Trent and Nancy, by even the most
conservative estimates, cost us $400,000 for every job saved in the United States Sugar industry. The
liberal estimate is that they cost you
$826,000 per job saved in the Sugar industry. That's how much you're overpaying for sugar. Three jobs are lost in the candy factories for every job saved on the Sugar plantations.
Irony warning: The conservative estimates on this issue are usually made by liberals; the liberal estimates are usually made by conservatives.....So what will these people do, those who used to work for Sprocket USA, or for Big Sugar, if Trent and Nancy don't keep out their competitors?
No one has any idea. Some retrain. Some retire. And unfortunately, some never make the change.
When the buggy whip factories shut down because of Henry Ford, those displaced workers didn't starve.

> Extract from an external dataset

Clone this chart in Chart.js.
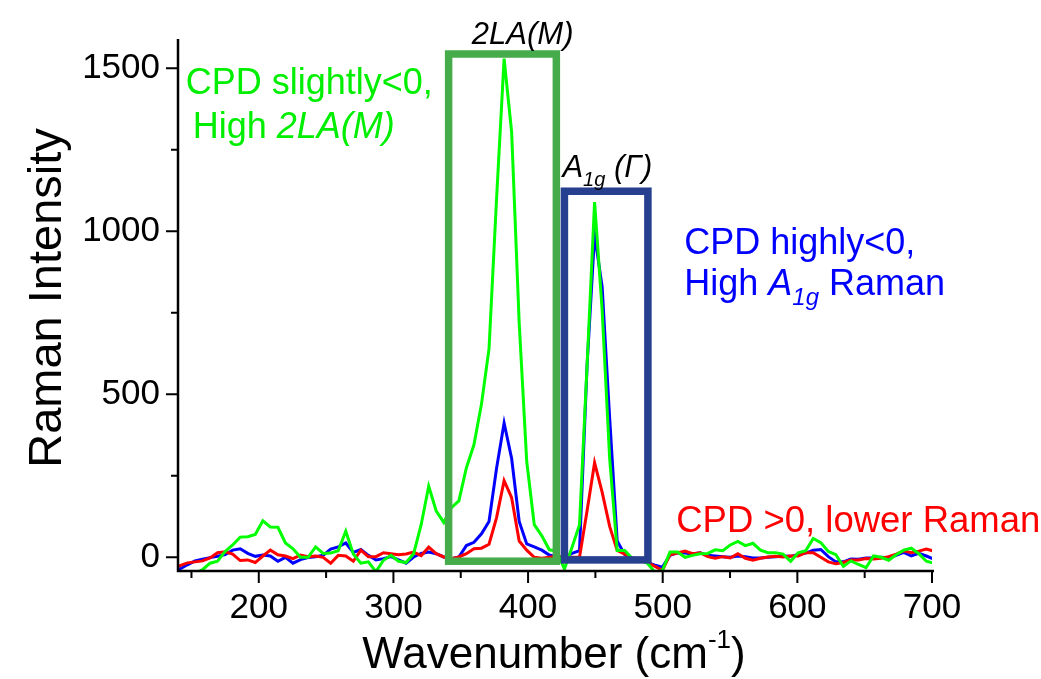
<!DOCTYPE html>
<html>
<head>
<meta charset="utf-8">
<script src="https://cdn.jsdelivr.net/npm/chart.js@4.4.1/dist/chart.umd.min.js"></script>
<style>
  html, body { margin: 0; padding: 0; background: #fff; }
</style>
</head>
<body>
<canvas id="raman" width="1041" height="679"></canvas>
<script>
// Raman shift (cm-1) sampled along the spectrum
const wavenumbers = [
  140, 147, 152.6, 158.2, 163.8, 169.4, 175, 180.6, 186.2, 191.8,
  197.4, 203, 208.6, 214.2, 219.8, 225.4, 231, 236.6, 242.2, 247.8,
  253.4, 259, 264.6, 270.2, 275.8, 281.4, 287, 292.6, 298.2, 303.8,
  309.4, 315, 320.6, 326.2, 331.8, 337.4, 343, 348.6, 354.2, 359.8,
  365.4, 371, 376.6, 382.2, 387.8, 393.4, 399, 404.6, 410.2, 415.8,
  421.4, 427, 432.6, 438.2, 443.8, 449.4, 455, 460.6, 466.2, 471.8,
  477.4, 483, 488.6, 494.2, 499.8, 505.4, 511, 516.6, 522.2, 527.8,
  533.4, 539, 544.6, 550.2, 555.8, 561.4, 567, 572.6, 578.2, 583.8,
  589.4, 595, 600.6, 606.2, 611.8, 617.4, 623, 628.6, 634.2, 639.8,
  645.4, 651, 656.6, 662.2, 667.8, 673.4, 679, 684.6, 690.2, 695.8,
  701.4
];

// CPD slightly < 0
const greenCounts = [
  -60, -57, -50, -38, -18, -12, 18, 38, 62, 63,
  70, 112, 93, 92, 44, 26, 0, 0, 32, 12,
  13, 20, 80, 10, -18, -14, -44, -9, 6, -12,
  -16, 11, 100, 218, 142, 107, 152, 173, 275, 345,
  470, 640, 1100, 1530, 1304, 720, 294, 100, 66, 23,
  19, -36, 30, 100, 587, 1090, 760, 303, 21, 21,
  -4, -10, -18, -45, -40, 16, 16, 0, 6, 11,
  12, 23, 20, 38, 49, 36, 43, 22, 14, 14,
  10, -12, 14, 20, 58, 45, 18, 8, -28, -11,
  -22, -32, 4, 0, -9, 8, 22, 28, 11, -12,
  -18
];

// CPD highly < 0
const blueCounts = [
  -39, -23, -11, -6, -1, 3, 8, 22, 26, 12,
  3, 7, 4, -12, 0, -18, -7, -1, 2, 6,
  25, 32, 44, 15, 24, 6, -8, -4, 2, -8,
  -18, 1, 12, 16, 11, 1, -4, 1, 36, 46,
  72, 110, 273, 412, 303, 110, 41, 32, 22, 7,
  1, 0, 12, 20, 586, 990, 830, 427, 50, 8,
  -4, -10, -16, -24, -30, 6, 14, 13, 10, 14,
  6, 4, 2, 0, 4, 2, -2, -2, 0, 2,
  4, 3, 9, 13, 22, 24, 2, -14, -14, -5,
  -6, -2, -2, 0, -1, 6, 15, 4, 12, 4,
  -6
];

// CPD > 0
const redCounts = [
  -28, -17, -14, -11, -2, 14, 17, 10, -10, -8,
  -16, 4, 22, 8, 4, -4, 7, 2, 4, 0,
  -18, 6, 4, -12, 22, 2, 2, 14, 11, 8,
  10, 16, 5, 31, 11, 1, -4, 1, 11, 26,
  28, 40, 122, 235, 183, 50, 22, 0, -3, 0,
  3, 0, 0, 0, 142, 290, 200, 95, 21, 10,
  -2, -5, -14, -28, -40, 8, 13, 19, 11, 14,
  2, -3, 2, -2, 11, -3, -9, -3, 1, 3,
  1, 4, 4, 14, 14, 0, -14, -20, -16, -8,
  -8, -4, -5, -3, 2, 10, 20, 14, 19, 25,
  19
];

const xMajorTicks = [200, 300, 400, 500, 600, 700];
const xMinorTicks = [150, 250, 350, 450, 550, 650];
const yMajorTicks = [0, 500, 1000, 1500];
const yMinorTicks = [250, 750, 1250];

// highlighted ranges: [from, to] in cm-1, [bottom, top] in counts
const twoLaRange = [341, 421];
const twoLaHeight = [-12, 1544];
const a1gRange = [427, 489];
const a1gHeight = [-8, 1123];

const SANS = '"Liberation Sans", Arial, sans-serif';
const toPoints = (ys) => wavenumbers.map((x, i) => ({ x: x, y: ys[i] }));

function drawRuns(ctx, x, y, runs, color) {
  ctx.fillStyle = color;
  ctx.textAlign = "left";
  ctx.textBaseline = "alphabetic";
  runs.forEach((r) => {
    ctx.font = r.font;
    ctx.fillText(r.text, x, y + (r.dy || 0));
    x += ctx.measureText(r.text).width;
  });
  return x;
}

const frame = {
  id: "frame",
  afterDatasetsDraw(chart) {
    const { ctx, chartArea: a } = chart;
    const xs = chart.scales.x;
    const ys = chart.scales.y;
    ctx.save();

    // boxes
    const box = (range, height, color) => {
      const l = xs.getPixelForValue(range[0]);
      const r = xs.getPixelForValue(range[1]);
      const t = ys.getPixelForValue(height[1]);
      const b = ys.getPixelForValue(height[0]);
      ctx.strokeStyle = color;
      ctx.lineWidth = 7.5;
      ctx.strokeRect(l, t, r - l, b - t);
    };
    box(twoLaRange, twoLaHeight, "#45ab4b");
    box(a1gRange, a1gHeight, "#263f8e");

    // axes
    ctx.strokeStyle = "#000";
    ctx.lineWidth = 2.5;
    ctx.beginPath();
    ctx.moveTo(a.left, a.top);
    ctx.lineTo(a.left, a.bottom);
    ctx.lineTo(a.right + 2, a.bottom);
    ctx.stroke();

    ctx.lineWidth = 2;
    ctx.beginPath();
    xMajorTicks.forEach((v) => {
      const p = xs.getPixelForValue(v);
      ctx.moveTo(p, a.bottom);
      ctx.lineTo(p, a.bottom + 12);
    });
    xMinorTicks.forEach((v) => {
      const p = xs.getPixelForValue(v);
      ctx.moveTo(p, a.bottom);
      ctx.lineTo(p, a.bottom + 7);
    });
    yMajorTicks.forEach((v) => {
      const p = ys.getPixelForValue(v);
      ctx.moveTo(a.left, p);
      ctx.lineTo(a.left - 12, p);
    });
    yMinorTicks.forEach((v) => {
      const p = ys.getPixelForValue(v);
      ctx.moveTo(a.left, p);
      ctx.lineTo(a.left - 7, p);
    });
    ctx.stroke();

    // axis titles
    ctx.fillStyle = "#000";
    ctx.save();
    ctx.translate(61, 298);
    ctx.rotate(-Math.PI / 2);
    ctx.font = "47px " + SANS;
    ctx.textAlign = "center";
    ctx.textBaseline = "alphabetic";
    ctx.fillText("Raman Intensity", 0, 0);
    ctx.restore();

    const titleRuns = [
      { text: "Wavenumber (cm", font: "44px " + SANS },
      { text: "-1", font: "26px " + SANS, dy: -20 },
      { text: ")", font: "44px " + SANS },
    ];
    let w = 0;
    titleRuns.forEach((r) => { ctx.font = r.font; w += ctx.measureText(r.text).width; });
    drawRuns(ctx, 554 - w / 2, 668, titleRuns, "#000");

    // annotations
    const px = (v) => xs.getPixelForValue(v);
    const py = (v) => ys.getPixelForValue(v);
    const big = "36px " + SANS;
    const bigIt = "italic 36px " + SANS;

    ctx.font = "italic 31px " + SANS;
    const lw = ctx.measureText("2LA(M)").width;
    drawRuns(ctx, px(396) - lw / 2, py(1575), [{ text: "2LA(M)", font: "italic 31px " + SANS }], "#000");
    drawRuns(ctx, px(425.5), py(1167), [
      { text: "A", font: "italic 31px " + SANS },
      { text: "1g", font: "italic 20px " + SANS, dy: 9 },
      { text: " (\u0393)", font: "italic 31px " + SANS },
    ], "#000");

    drawRuns(ctx, px(145.7), py(1421), [{ text: "CPD slightly<0,", font: big }], "#00ee00");
    drawRuns(ctx, px(150.9), py(1285), [
      { text: "High ", font: big },
      { text: "2LA(M)", font: bigIt },
    ], "#00ee00");

    drawRuns(ctx, px(516), py(930), [{ text: "CPD highly<0,", font: big }], "#0000ff");
    drawRuns(ctx, px(516), py(806), [
      { text: "High ", font: big },
      { text: "A", font: bigIt },
      { text: "1g", font: "italic 24px " + SANS, dy: 10 },
      { text: " Raman", font: big },
    ], "#0000ff");

    drawRuns(ctx, px(510), py(79), [{ text: "CPD >0, lower Raman", font: "36.5px " + SANS }], "#ff0000");

    ctx.restore();
  },
};

const lineStyle = { borderWidth: 3, pointRadius: 0, tension: 0, fill: false, clip: 0 };

new Chart(document.getElementById("raman"), {
  type: "line",
  data: {
    datasets: [
      { label: "CPD slightly<0", data: toPoints(greenCounts), borderColor: "#00ff00", ...lineStyle },
      { label: "CPD >0", data: toPoints(redCounts), borderColor: "#ff0000", ...lineStyle },
      { label: "CPD highly<0", data: toPoints(blueCounts), borderColor: "#0000ff", ...lineStyle },
    ],
  },
  options: {
    responsive: false,
    animation: false,
    events: [],
    layout: { padding: { top: 32, right: 109, left: 0, bottom: 0 } },
    plugins: { legend: { display: false }, tooltip: { enabled: false } },
    scales: {
      x: {
        type: "linear",
        min: 140,
        max: 700,
        border: { display: false },
        grid: { display: false, drawTicks: false },
        afterBuildTicks: (axis) => { axis.ticks = xMajorTicks.map((v) => ({ value: v })); },
        afterFit: (axis) => { axis.height = 108; },
        ticks: {
          padding: 16,
          color: "#000",
          maxRotation: 0,
          autoSkip: false,
          font: { size: 35, family: SANS },
          callback: (v) => String(v),
        },
      },
      y: {
        type: "linear",
        min: -42,
        max: 1590,
        border: { display: false },
        grid: { display: false, drawTicks: false },
        afterBuildTicks: (axis) => { axis.ticks = yMajorTicks.map((v) => ({ value: v })); },
        afterFit: (axis) => { axis.width = 178; },
        ticks: {
          padding: 18,
          color: "#000",
          font: { size: 35, family: SANS },
          callback: (v) => String(v),
        },
      },
    },
  },
  plugins: [frame],
});
</script>
</body>
</html>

When Bill Gates almost single-handedly, selfishly destroyed tens of thousands of American jobs in the American typewriter industry, we somehow absorbed the losses. Far more of us have been helped than were harmed.
So, as Mr. Meyerson asked, "why the rush on a trade bill?" It's because the future won't be divided between the "haves" and the "have-nots". The next big split isn't between the rich and the poor.
It's between the fast and the slow. One million people a month are leaving poverty in China because of free trade and Globalization. We're better off because of it.
We just need Harold, Trent, and Nancy to get out of the way.